_Work to do:_ Copy the lines of the data below exactly, starting at the first and stopping after the line that contains "const yMinorTicks = [12.5, 37.5, 62.5, 87.5];"; include no pictures.

_Available data:_
_ _ _

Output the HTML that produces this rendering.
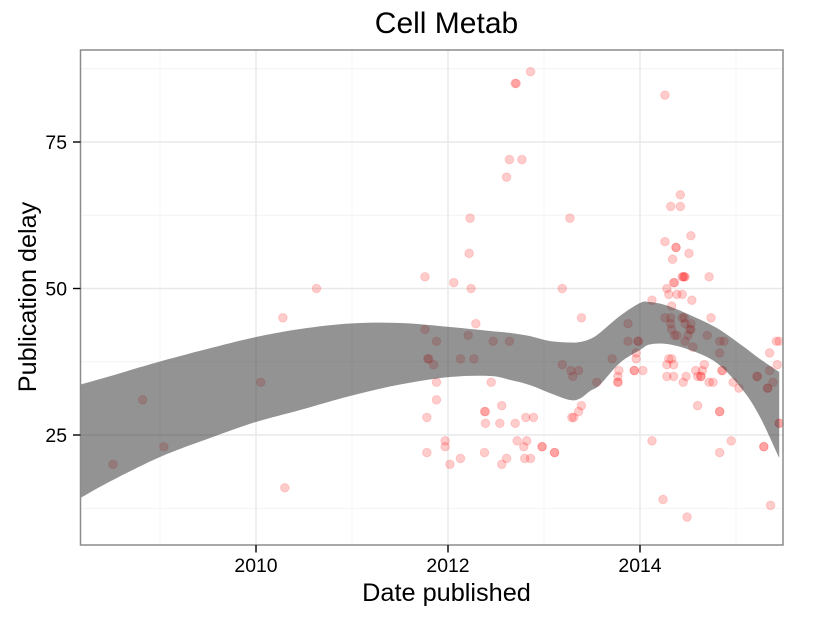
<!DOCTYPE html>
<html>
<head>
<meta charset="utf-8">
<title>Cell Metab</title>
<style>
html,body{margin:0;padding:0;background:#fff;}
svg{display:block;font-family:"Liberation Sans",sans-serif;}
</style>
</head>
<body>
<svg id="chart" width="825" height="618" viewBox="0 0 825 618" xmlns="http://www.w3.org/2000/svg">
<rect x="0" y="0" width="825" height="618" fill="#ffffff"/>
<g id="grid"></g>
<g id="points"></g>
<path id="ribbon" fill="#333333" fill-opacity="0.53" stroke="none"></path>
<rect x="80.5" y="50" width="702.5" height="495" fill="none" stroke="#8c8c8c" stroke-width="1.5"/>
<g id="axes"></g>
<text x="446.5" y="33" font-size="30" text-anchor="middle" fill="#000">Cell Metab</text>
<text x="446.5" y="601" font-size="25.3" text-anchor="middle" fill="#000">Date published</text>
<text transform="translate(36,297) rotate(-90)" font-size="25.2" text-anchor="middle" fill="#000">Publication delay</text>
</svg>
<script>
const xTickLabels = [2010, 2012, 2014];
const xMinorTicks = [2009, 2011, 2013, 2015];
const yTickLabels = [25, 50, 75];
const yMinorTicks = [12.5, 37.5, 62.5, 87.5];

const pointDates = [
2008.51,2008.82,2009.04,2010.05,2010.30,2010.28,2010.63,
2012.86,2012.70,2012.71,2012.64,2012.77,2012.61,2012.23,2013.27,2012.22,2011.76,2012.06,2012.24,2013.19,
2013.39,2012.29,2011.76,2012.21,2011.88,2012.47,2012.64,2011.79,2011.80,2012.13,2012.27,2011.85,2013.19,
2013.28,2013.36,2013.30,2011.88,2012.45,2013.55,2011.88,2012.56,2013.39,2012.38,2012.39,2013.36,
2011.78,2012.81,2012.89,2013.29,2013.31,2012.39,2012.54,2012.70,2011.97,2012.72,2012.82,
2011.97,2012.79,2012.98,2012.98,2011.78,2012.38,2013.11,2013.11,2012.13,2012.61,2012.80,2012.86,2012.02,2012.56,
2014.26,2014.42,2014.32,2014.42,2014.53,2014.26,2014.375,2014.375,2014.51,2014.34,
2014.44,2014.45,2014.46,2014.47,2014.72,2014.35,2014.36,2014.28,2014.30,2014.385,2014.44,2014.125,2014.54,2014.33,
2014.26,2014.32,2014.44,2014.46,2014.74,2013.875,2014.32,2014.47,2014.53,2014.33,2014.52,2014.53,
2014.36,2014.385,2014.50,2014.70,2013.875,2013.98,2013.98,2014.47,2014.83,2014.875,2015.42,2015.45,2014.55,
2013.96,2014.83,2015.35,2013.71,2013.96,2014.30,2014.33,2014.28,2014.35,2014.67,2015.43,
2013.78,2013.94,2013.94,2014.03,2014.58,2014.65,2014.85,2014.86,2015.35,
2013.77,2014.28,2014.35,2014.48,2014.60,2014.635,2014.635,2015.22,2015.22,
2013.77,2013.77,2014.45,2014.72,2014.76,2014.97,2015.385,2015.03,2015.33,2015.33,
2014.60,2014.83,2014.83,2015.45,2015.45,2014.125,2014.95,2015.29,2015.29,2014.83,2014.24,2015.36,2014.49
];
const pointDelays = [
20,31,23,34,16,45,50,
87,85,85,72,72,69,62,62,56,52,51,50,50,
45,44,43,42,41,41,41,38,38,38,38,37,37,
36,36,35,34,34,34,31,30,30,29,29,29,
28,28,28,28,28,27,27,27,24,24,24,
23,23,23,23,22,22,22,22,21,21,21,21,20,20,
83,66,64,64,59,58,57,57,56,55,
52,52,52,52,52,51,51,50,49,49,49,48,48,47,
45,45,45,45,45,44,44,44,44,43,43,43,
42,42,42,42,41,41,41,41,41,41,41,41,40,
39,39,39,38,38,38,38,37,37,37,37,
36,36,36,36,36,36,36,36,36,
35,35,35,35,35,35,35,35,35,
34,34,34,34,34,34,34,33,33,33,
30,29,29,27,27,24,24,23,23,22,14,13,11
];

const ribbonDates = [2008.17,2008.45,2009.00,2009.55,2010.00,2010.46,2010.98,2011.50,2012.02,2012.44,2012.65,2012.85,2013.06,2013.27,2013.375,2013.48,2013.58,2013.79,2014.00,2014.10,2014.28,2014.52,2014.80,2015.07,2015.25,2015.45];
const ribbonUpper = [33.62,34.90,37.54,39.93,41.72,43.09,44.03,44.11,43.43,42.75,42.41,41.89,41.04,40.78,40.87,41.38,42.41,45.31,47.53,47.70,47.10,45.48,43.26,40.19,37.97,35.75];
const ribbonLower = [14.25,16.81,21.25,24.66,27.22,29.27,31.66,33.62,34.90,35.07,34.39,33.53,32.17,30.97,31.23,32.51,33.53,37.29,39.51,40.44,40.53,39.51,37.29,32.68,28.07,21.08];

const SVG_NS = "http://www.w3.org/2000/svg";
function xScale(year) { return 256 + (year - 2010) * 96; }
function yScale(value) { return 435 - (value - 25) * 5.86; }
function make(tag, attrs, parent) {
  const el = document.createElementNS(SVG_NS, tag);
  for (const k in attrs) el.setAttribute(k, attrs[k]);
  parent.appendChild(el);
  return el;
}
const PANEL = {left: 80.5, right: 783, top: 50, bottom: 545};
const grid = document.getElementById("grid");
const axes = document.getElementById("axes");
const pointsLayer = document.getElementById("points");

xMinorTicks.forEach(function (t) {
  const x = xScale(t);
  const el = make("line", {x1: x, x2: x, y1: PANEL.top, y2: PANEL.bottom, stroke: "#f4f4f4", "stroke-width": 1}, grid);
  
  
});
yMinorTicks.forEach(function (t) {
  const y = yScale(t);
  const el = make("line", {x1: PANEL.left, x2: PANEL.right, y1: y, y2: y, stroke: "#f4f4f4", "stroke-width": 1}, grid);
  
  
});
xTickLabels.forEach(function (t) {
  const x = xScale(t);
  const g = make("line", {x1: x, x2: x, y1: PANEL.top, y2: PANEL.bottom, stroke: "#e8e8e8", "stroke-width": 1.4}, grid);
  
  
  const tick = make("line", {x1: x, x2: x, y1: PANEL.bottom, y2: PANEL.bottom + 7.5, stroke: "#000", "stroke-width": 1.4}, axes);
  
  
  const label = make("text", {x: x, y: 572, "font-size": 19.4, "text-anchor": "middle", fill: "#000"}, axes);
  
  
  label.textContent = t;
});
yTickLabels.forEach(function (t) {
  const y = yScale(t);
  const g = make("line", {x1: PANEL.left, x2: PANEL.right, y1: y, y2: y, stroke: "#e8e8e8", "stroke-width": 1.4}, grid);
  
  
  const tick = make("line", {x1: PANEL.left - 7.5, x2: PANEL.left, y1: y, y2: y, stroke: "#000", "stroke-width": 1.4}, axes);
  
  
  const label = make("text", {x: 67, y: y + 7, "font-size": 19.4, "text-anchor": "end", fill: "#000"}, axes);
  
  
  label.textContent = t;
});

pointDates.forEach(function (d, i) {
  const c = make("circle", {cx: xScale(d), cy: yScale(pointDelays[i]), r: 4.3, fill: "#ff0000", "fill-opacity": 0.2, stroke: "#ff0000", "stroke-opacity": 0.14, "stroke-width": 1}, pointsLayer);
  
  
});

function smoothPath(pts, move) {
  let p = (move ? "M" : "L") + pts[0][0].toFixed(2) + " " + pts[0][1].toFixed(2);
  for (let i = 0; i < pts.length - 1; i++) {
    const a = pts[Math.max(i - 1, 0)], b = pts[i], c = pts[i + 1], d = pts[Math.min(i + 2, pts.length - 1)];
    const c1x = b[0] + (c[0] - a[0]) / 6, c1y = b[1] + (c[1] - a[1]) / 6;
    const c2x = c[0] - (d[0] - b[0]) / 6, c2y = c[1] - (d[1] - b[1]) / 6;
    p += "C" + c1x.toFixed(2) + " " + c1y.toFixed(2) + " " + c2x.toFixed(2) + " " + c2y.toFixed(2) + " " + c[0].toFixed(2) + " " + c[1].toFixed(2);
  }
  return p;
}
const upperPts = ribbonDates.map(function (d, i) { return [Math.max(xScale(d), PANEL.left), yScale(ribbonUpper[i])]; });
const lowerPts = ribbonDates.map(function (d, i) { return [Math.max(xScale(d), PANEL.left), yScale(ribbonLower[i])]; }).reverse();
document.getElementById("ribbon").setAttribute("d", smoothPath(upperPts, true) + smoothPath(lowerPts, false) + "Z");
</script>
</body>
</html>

_ _ _

_Problem solution:_
Output the HTML that produces this rendering.
<!DOCTYPE html>
<html>
<head>
<meta charset="utf-8">
<title>Cell Metab</title>
<style>
html,body{margin:0;padding:0;background:#fff;}
svg{display:block;font-family:"Liberation Sans",sans-serif;}
</style>
</head>
<body>
<svg id="chart" width="825" height="618" viewBox="0 0 825 618" xmlns="http://www.w3.org/2000/svg">
<rect x="0" y="0" width="825" height="618" fill="#ffffff"/>
<g id="grid"></g>
<g id="points"></g>
<path id="ribbon" fill="#333333" fill-opacity="0.53" stroke="none"></path>
<rect x="80.5" y="50" width="702.5" height="495" fill="none" stroke="#8c8c8c" stroke-width="1.5"/>
<g id="axes"></g>
<text x="446.5" y="33" font-size="30" text-anchor="middle" fill="#000">Cell Metab</text>
<text x="446.5" y="601" font-size="25.3" text-anchor="middle" fill="#000">Date published</text>
<text transform="translate(36,297) rotate(-90)" font-size="25.2" text-anchor="middle" fill="#000">Publication delay</text>
</svg>
<script>
const xTickLabels = [2010, 2012, 2014];
const xMinorTicks = [2009, 2011, 2013, 2015];
const yTickLabels = [25, 50, 75];
const yMinorTicks = [12.5, 37.5, 62.5, 87.5];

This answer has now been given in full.